Pembinaan Rohani
Dengan adanya pembinaan rohani, maka anak dapat mengetahui kewajibannya kepada Allah dan rasul-Nya, orang tuanya dan masyarakat. Pembinaan rohani ini meliputi :a. Pendidikan Iman
Iman secara etimologi berarti kepercayaan, sedang secara definitif adalah suatu kepercayaan yang menegaskan bahwa hanya Tuhanlah yang menciptakan, memberi hukuman-hukuman, mengatur dan mendidik alam semesta ini (Tauhid Rububiyah), sebagai konsekuensinya maka hanya Tuhan itulah yang satu-satunya yang wajib disembah, dimohon petunjuk dan pertolongan-Nya serta yang harus ditakuti (Tauhid Uluhiyah).[1]
Dari pengertian iman di atas, maka yang dimaksud pendidikan iman ialah mengikat anak dengan dasar-dasar iman, membiasakannya sejak mulai paham melaksanakan rukun Islam, dan mengajarinya sejak mumayyis dasar-dasar syariat Islam yang agung.
Yang dimaksud dengan dasar-dasar iman ialah setiap hakikat keimanan dan persoalan gaib yang secara mantap datang melalui berita yang benar dan yang dimaksud dengan dasar-dasar iman ialah setiap hakikat keimanan dan persoalannya gaib yang secara mantap datang melalui berita yang benar dan yang dimaksud rukun Islam adalah setiap ibadah yang berhubungan dengan sistem Rabbani dan ajaran-ajaran Islam.
Dengan demikian tugas dan kewajiban pendidik ialah menumbuhbesarkan seorang anak sejak pertumbuhannya atas dasar konsep pendidikan iman dan atas dasar-dasar ajaran Islam. Sehingga mereka terikat oleh akidah dan ibadah Islam dan berkomunikasi dengan-Nya lewat sistem dan peraturan Islam.[2]
Berkaitan dengan ini, Abdullah Nasikhulwan menyatakan :
“Sesungguhnya pendidikan imanlah yang akan dapat mengendalikan perilaku menyimpang, meluruskan kepincangan yang rusak dan memperbaiki jiwa manusia tanpa iman, perbaikan tidak mungkin terwujud begitu juga ketenangan dan moralpun tidak akan tegak”.[3]
b. Pendidikan Ibadah
Secara umum ibadah berarti bakti manusia kepada Allah SWT karena didorong dan dibangkitkan oleh akidah tauhid.[4]

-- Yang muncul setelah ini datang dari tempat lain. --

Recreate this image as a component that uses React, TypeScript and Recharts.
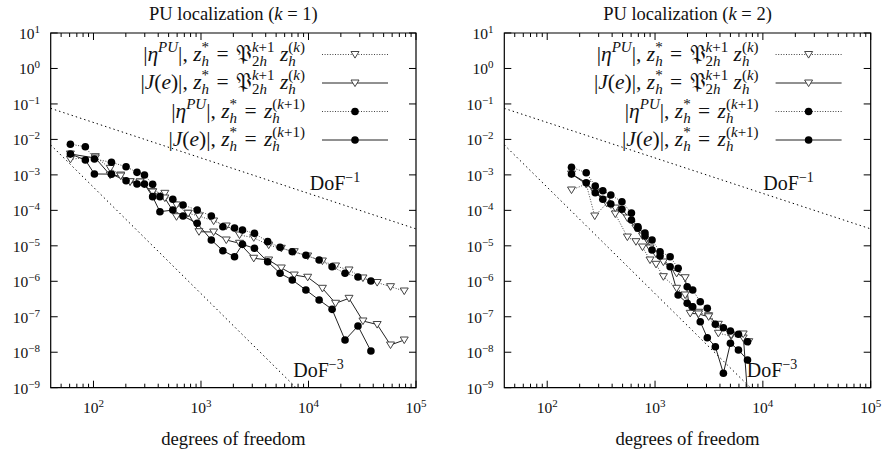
import React from 'react'
import { LineChart, Line, XAxis, YAxis, ReferenceArea } from 'recharts'

// PU localization, k = 1
const dofProjK1 = [61, 104, 143, 179, 219, 271, 355, 461, 592, 758, 958, 1311, 1719, 2282, 3095, 4262, 5588, 7373, 9831, 13480, 17860, 23820, 32100, 43540, 57940, 77770]
const etaProjK1 = [2.75e-3, 3.26e-3, 1.53e-3, 9.9e-4, 6.4e-4, 6.3e-4, 3.36e-4, 3.02e-4, 1.42e-4, 8.26e-5, 6.93e-5, 5.01e-5, 3.62e-5, 2.02e-5, 1.69e-5, 1.05e-5, 8.51e-6, 6.83e-6, 5.16e-6, 3.73e-6, 2.7e-6, 2.08e-6, 1.24e-6, 9.24e-7, 7.04e-7, 5.32e-7]
const errProjK1 = [3.88e-3, 2.99e-3, 9.9e-4, 9.3e-4, 6.42e-4, 6.3e-4, 3.29e-4, 2.23e-4, 6.62e-5, 8.26e-5, 2.5e-5, 2.45e-5, 1.46e-5, 1.18e-5, 4.45e-6, 3.98e-6, 2.37e-6, 1.5e-6, 1.3e-6, 6.34e-7, 2.4e-7, 3.31e-7, 7.6e-8, 6.05e-8, 1.6e-8, 2.21e-8]
const dofHighK1 = [61, 84, 102, 147, 201, 254, 298, 355, 415, 547, 681, 922, 1248, 1598, 2051, 2432, 3142, 4173, 5436, 7065, 9461, 12560, 16580, 21870, 28860, 38070]
const etaHighK1 = [7.28e-3, 6.23e-3, 2.8e-3, 2.26e-3, 1.7e-3, 1.18e-3, 9.92e-4, 5.43e-4, 2.43e-4, 2.05e-4, 1.42e-4, 1.02e-4, 6.93e-5, 3.46e-5, 3.18e-5, 2.79e-5, 2.25e-5, 1.31e-5, 9.08e-6, 6.83e-6, 5.4e-6, 3.98e-6, 2.58e-6, 1.68e-6, 1.32e-6, 1.02e-6]
const errHighK1 = [3.88e-3, 2.63e-3, 1.06e-3, 1.05e-3, 6.85e-4, 5.53e-4, 5.5e-4, 2.43e-4, 9.16e-5, 1.02e-4, 6.93e-5, 4.32e-5, 1.46e-5, 7.29e-6, 4.94e-6, 1.1e-5, 8.51e-6, 3.57e-6, 1.68e-6, 1.09e-6, 5.68e-7, 2.97e-7, 1.62e-7, 2.21e-8, 5.49e-8, 1.08e-8]

// PU localization, k = 2
const dofProjK2 = [168, 230, 276, 357, 428, 554, 665, 765, 898, 1022, 1195, 1586, 1904, 2120, 2533, 3140, 3865, 5076, 6568, 7404]
const etaProjK2 = [3.75e-4, 5.53e-4, 6.93e-5, 1.58e-4, 7.89e-5, 1.77e-5, 1.31e-5, 9.26e-6, 3.98e-6, 3.01e-6, 1.35e-6, 6.34e-7, 4.11e-7, 1.92e-7, 1.34e-7, 1.07e-7, 3.42e-8, 2.87e-8, 2.52e-8, 1.98e-8]
const errProjK2 = [1.06e-3, 5.53e-4, 3.29e-4, 1.96e-4, 1.16e-4, 6.09e-5, 3.18e-5, 1.89e-5, 8.68e-6, 5.88e-6, 3.5e-6, 1.68e-6, 1.26e-6, 1.25e-7, 1.2e-7, 1.0e-7, 6.13e-8, 3.06e-8, 3.27e-8, 2e-10]
const dofHighK2 = [168, 230, 279, 328, 389, 493, 604, 694, 807, 938, 1113, 1380, 1638, 1988, 2236, 2627, 3052, 3625, 4303, 5000, 5937, 7202]
const etaHighK2 = [1.64e-3, 1.15e-3, 4.86e-4, 3.58e-4, 2.71e-4, 1.75e-4, 8.42e-5, 3.12e-5, 2.3e-5, 1.46e-5, 6.83e-6, 4.94e-6, 2.32e-6, 7.04e-7, 5.68e-7, 2.66e-7, 1.73e-7, 6.13e-8, 4.91e-8, 3.97e-8, 3.2e-8, 1.98e-8]
const errHighK2 = [1.06e-3, 6.02e-4, 3.14e-4, 2.05e-4, 1.51e-4, 1.07e-4, 5.34e-5, 3.46e-5, 1.89e-5, 7.62e-6, 5.16e-6, 2.58e-6, 4.11e-7, 2.4e-7, 1.92e-7, 7.26e-8, 2.57e-8, 1.43e-8, 2.55e-9, 1.79e-8, 1.16e-8, 6.04e-9]

// reference slopes DoF^-1 and DoF^-3 (end points)
const rateDof = [40, 100000]
const rateOne = [7.5e-2, 3e-5]
const rateThree = [7.0e-3, 4.5e-13]

const xTicks = [50, 60, 70, 80, 90, 100, 200, 300, 400, 500, 600, 700, 800, 900, 1000, 2000, 3000, 4000, 5000, 6000, 7000, 8000, 9000, 10000, 20000, 30000, 40000, 50000, 60000, 70000, 80000, 90000, 100000]
const yTicks = [1e-9, 1e-8, 1e-7, 1e-6, 1e-5, 1e-4, 1e-3, 1e-2, 1e-1, 1, 10]

const SERIF = "'Liberation Serif', 'DejaVu Serif', serif"
const INK = '#111'
const CHART_W = 444
const CHART_H = 456
const PLOT_TOP = 33
const PLOT_BOTTOM = 387.7

// legend type sizes
const LG = 21.5
const LS = 15

type Pt = { x: number; y: number }
const zip = (xs: number[], ys: number[]): Pt[] => xs.map((x, i) => ({ x, y: ys[i] }))

type Piece = { t: string; it?: boolean; lv?: number; dx?: number }

function MathText({ x, y, pieces, anchor = 'start', size, small }: any) {
  let cur = 0
  return (
    <text x={x} y={y} textAnchor={anchor} fontSize={size} fontFamily={SERIF} fill={INK} style={{ whiteSpace: 'pre' }}>
      {pieces.map((p: Piece, i: number) => {
        const lv = p.lv ?? 0
        const target = lv === 1 ? -0.4 * size : lv === -1 ? 0.25 * size : 0
        const dy = target - cur
        cur = target
        return (
          <tspan key={i} dx={p.dx} dy={dy || undefined} fontSize={lv ? small : undefined} fontStyle={p.it ? 'italic' : undefined}>
            {p.t}
          </tspan>
        )
      })}
    </text>
  )
}

const expText = (e: number) => (e < 0 ? '\u2212' + Math.abs(e) : String(e))

// stacked scripts: narrower script first, then step back by its width
const zStar: Piece[] = [{ t: 'z', it: true }, { t: 'h', it: true, lv: -1 }, { t: '*', lv: 1, dx: -0.5 * LS }, { t: ' = ', dx: 2 }]
const projected: Piece[] = [
  { t: '\u{1D513}', dx: 2 }, { t: '2', lv: -1 }, { t: 'h', it: true, lv: -1 }, { t: 'k', it: true, lv: 1, dx: -1.0 * LS }, { t: '+1', lv: 1 },
  { t: ' ' }, { t: 'z', it: true }, { t: 'h', it: true, lv: -1 }, { t: '(', lv: 1, dx: -0.5 * LS }, { t: 'k', it: true, lv: 1 }, { t: ')', lv: 1 },
]
const higher: Piece[] = [{ t: 'z', it: true, dx: 2 }, { t: 'h', it: true, lv: -1 }, { t: '(', lv: 1, dx: -0.5 * LS }, { t: 'k', it: true, lv: 1 }, { t: '+1)', lv: 1 }]
const etaLabel: Piece[] = [{ t: '|' }, { t: '\u03B7', it: true }, { t: 'PU', it: true, lv: 1 }, { t: '|, ' }]
const errLabel: Piece[] = [{ t: '|' }, { t: 'J', it: true }, { t: '(' }, { t: 'e', it: true }, { t: ')|, ' }]

const legendRows = [
  { pieces: [...etaLabel, ...zStar, ...projected], dotted: true, marker: 'tri' },
  { pieces: [...errLabel, ...zStar, ...projected], dotted: false, marker: 'tri' },
  { pieces: [...etaLabel, ...zStar, ...higher], dotted: true, marker: 'circ' },
  { pieces: [...errLabel, ...zStar, ...higher], dotted: false, marker: 'circ' },
]
const legendY = [54.5, 83, 111.5, 140]

const DOTTED = '1 1.6'
const triPath = (cx: number, cy: number) => `M${cx - 4},${cy - 3} L${cx + 4},${cy - 3} L${cx},${cy + 3.6} Z`

const triDot = (p: any) =>
  p.cx == null || p.cy == null ? null : (
    <path key={`t${p.index}`} d={triPath(p.cx, p.cy)} fill="#fff" stroke="#444" strokeWidth={1} />
  )
const circDot = (p: any) =>
  p.cx == null || p.cy == null ? null : <circle key={`c${p.index}`} cx={p.cx} cy={p.cy} r={3.8} fill="#000" />

function Decor({ k, plotLeft, plotRight }: { k: number; plotLeft: number; plotRight: number }) {
  const mid = (plotLeft + plotRight) / 2
  const textEnd = plotLeft + 254.3
  const lineA = plotLeft + 271.3
  const lineB = plotLeft + 337.3
  const mark = plotLeft + 304.3
  return (
    <g>
      <MathText x={mid} y={19.5} anchor="middle" size={18.5} small={13}
        pieces={[{ t: 'PU localization (' }, { t: 'k', it: true }, { t: ` = ${k})` }]} />
      <text x={mid} y={445} textAnchor="middle" fontSize={18.7} fontFamily={SERIF} fill={INK}>degrees of freedom</text>
      <MathText x={plotLeft + 259} y={190} size={20} small={14} pieces={[{ t: 'DoF' }, { t: '\u22121', lv: 1 }]} />
      <MathText x={plotLeft + 242.5} y={376.7} size={20} small={14} pieces={[{ t: 'DoF' }, { t: '\u22123', lv: 1 }]} />
      {legendRows.map((row, i) => {
        const y = legendY[i]
        return (
          <g key={i}>
            <MathText x={textEnd} y={y + 6} anchor="end" size={LG} small={LS} pieces={row.pieces} />
            <line x1={lineA} x2={lineB} y1={y} y2={y} stroke={row.dotted ? '#444' : '#222'} strokeWidth={1}
              strokeDasharray={row.dotted ? DOTTED : undefined} />
            {row.marker === 'tri'
              ? <path d={triPath(mark, y)} fill="#fff" stroke="#444" strokeWidth={1} />
              : <circle cx={mark} cy={y} r={3.8} fill="#000" />}
          </g>
        )
      })}
    </g>
  )
}

type PanelProps = {
  k: number
  left: number
  axisW: number
  marginRight: number
  dofProj: number[]
  etaProj: number[]
  errProj: number[]
  dofHigh: number[]
  etaHigh: number[]
  errHigh: number[]
}

function Panel({ k, left, axisW, marginRight, dofProj, etaProj, errProj, dofHigh, etaHigh, errHigh }: PanelProps) {
  const plotLeft = axisW
  const plotRight = CHART_W - marginRight

  const xTick = ({ x, payload }: any) => {
    const e = Math.log10(payload.value)
    const major = Math.abs(e - Math.round(e)) < 1e-9
    const len = major ? 7 : 4
    return (
      <g>
        <line x1={x} x2={x} y1={PLOT_BOTTOM} y2={PLOT_BOTTOM - len} stroke="#000" />
        <line x1={x} x2={x} y1={PLOT_TOP} y2={PLOT_TOP + len} stroke="#000" />
        {major && (
          <MathText x={x} y={PLOT_BOTTOM + 25.6} anchor="middle" size={15.5} small={11}
            pieces={[{ t: '10' }, { t: expText(Math.round(e)), lv: 1 }]} />
        )}
      </g>
    )
  }

  const yTick = ({ y, payload }: any) => {
    const e = Math.round(Math.log10(payload.value))
    return (
      <g>
        <line x1={plotLeft} x2={plotLeft + 7} y1={y} y2={y} stroke="#000" />
        <line x1={plotRight - 7} x2={plotRight} y1={y} y2={y} stroke="#000" />
        <MathText x={plotLeft - 10.7} y={y + 6} anchor="end" size={15.5} small={11}
          pieces={[{ t: '10' }, { t: expText(e), lv: 1 }]} />
      </g>
    )
  }

  return (
    <div style={{ position: 'absolute', left, top: 0, width: CHART_W, height: CHART_H }}>
      <LineChart width={CHART_W} height={CHART_H} margin={{ top: PLOT_TOP, right: marginRight, bottom: 0, left: 0 }}>
        <XAxis dataKey="x" type="number" scale="log" domain={[40, 100000]} allowDataOverflow ticks={xTicks}
          interval={0} height={CHART_H - PLOT_BOTTOM} tickSize={0} tickMargin={0} tickLine={false} axisLine={false} tick={xTick} />
        <YAxis dataKey="y" type="number" scale="log" domain={[1e-9, 10]} allowDataOverflow ticks={yTicks}
          interval={0} width={axisW} tickSize={0} tickMargin={0} tickLine={false} axisLine={false} tick={yTick} />
        <ReferenceArea x1={40} x2={100000} y1={1e-9} y2={10} fill="none" stroke="#000" strokeWidth={1.2} ifOverflow="visible" />
        <Line data={zip(rateDof, rateOne)} dataKey="y" stroke="#000" strokeWidth={1} strokeDasharray="1.4 3"
          dot={false} activeDot={false} isAnimationActive={false} />
        <Line data={zip(rateDof, rateThree)} dataKey="y" stroke="#000" strokeWidth={1} strokeDasharray="1.4 3"
          dot={false} activeDot={false} isAnimationActive={false} />
        <Line data={zip(dofProj, etaProj)} dataKey="y" stroke="#444" strokeWidth={1} strokeDasharray={DOTTED}
          dot={triDot} activeDot={false} isAnimationActive={false} />
        <Line data={zip(dofProj, errProj)} dataKey="y" stroke="#222" strokeWidth={1}
          dot={triDot} activeDot={false} isAnimationActive={false} />
        <Line data={zip(dofHigh, etaHigh)} dataKey="y" stroke="#444" strokeWidth={1} strokeDasharray={DOTTED}
          dot={circDot} activeDot={false} isAnimationActive={false} />
        <Line data={zip(dofHigh, errHigh)} dataKey="y" stroke="#222" strokeWidth={1}
          dot={circDot} activeDot={false} isAnimationActive={false} />
        <Decor k={k} plotLeft={plotLeft} plotRight={plotRight} />
      </LineChart>
    </div>
  )
}

export default function App() {
  return (
    <div style={{ position: 'absolute', left: 0, top: 0, width: 889, height: 456, background: '#fff', overflow: 'hidden' }}>
      <Panel k={1} left={0} axisW={50.7} marginRight={28}
        dofProj={dofProjK1} etaProj={etaProjK1} errProj={errProjK1}
        dofHigh={dofHighK1} etaHigh={etaHighK1} errHigh={errHighK1} />
      <Panel k={2} left={445} axisW={59.3} marginRight={18.3}
        dofProj={dofProjK2} etaProj={etaProjK2} errProj={errProjK2}
        dofHigh={dofHighK2} etaHigh={etaHighK2} errHigh={errHighK2} />
    </div>
  )
}
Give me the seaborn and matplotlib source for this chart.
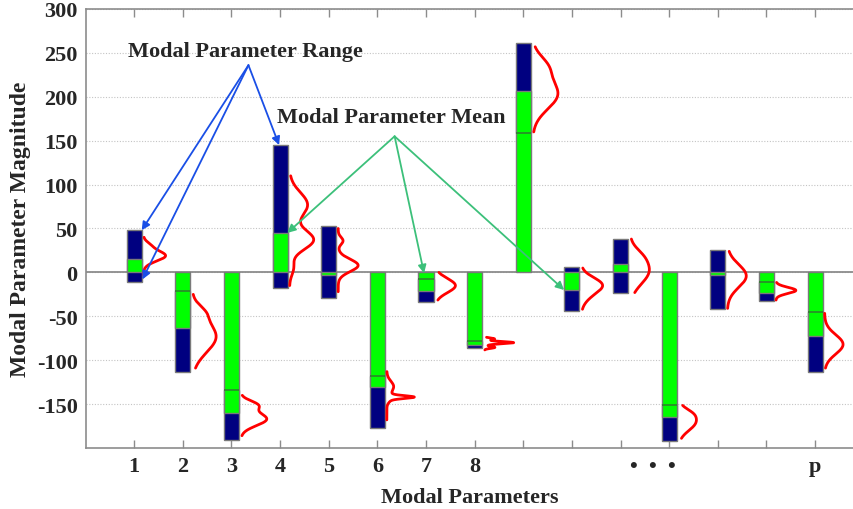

Materi pendidikan ibadah secara menyeluruh telah dikemas oleh para ulama di dalam ilmu fiqih atau fiqih Islam. Pendidikan ini tidak hanya membicarakan tentang hukum dan tata cara sholat belaka, melainkan meliputi pembahasan tentang zakat, puasa, haji, tata ekonomi Islam (muamalat), hukum waris (faroidh), tata pernikahan (munakahat), tata hukum pidana (jinayat/hudud), tata peperangan (jihad), makanan sampai dengan tata negara (khilafah). Hal ini dimaksudkan agar mereka tumbuh menjadi insan-insan yang benar-benar takwa, yakni insan-insan yang taat melaksanakan segala perintah agama dan taat pula dalam menjauhi segala larangan-Nya. Dengan kata lain tujuan pendidikan adalah agar hidup anak sejalan dengan tuntunan syariat Islam.[5]
c. Pendidikan Akhlak
Pendidikan agama berkaitan erat dengan pendidikan akhlak, tidak berlebihan kalau dikatakan bahwa pendidikan akhlak dalam pengertian Islam adalah bagian yang tidak dapat dipisahkan dari pendidikan agama sebab yang baik adalah yang dianggap baik oleh agama dan yang buruk adalah apa yang dianggap buruk oleh ajaran agama. Hampir sepakat para filosof pendidikan Islam bahwa pendidikan akhlak adalah jiwa pendidikan Islam sebab tujuan tertinggi pendidikan Islam adalah mendidik jiwa dan akhlak.[6]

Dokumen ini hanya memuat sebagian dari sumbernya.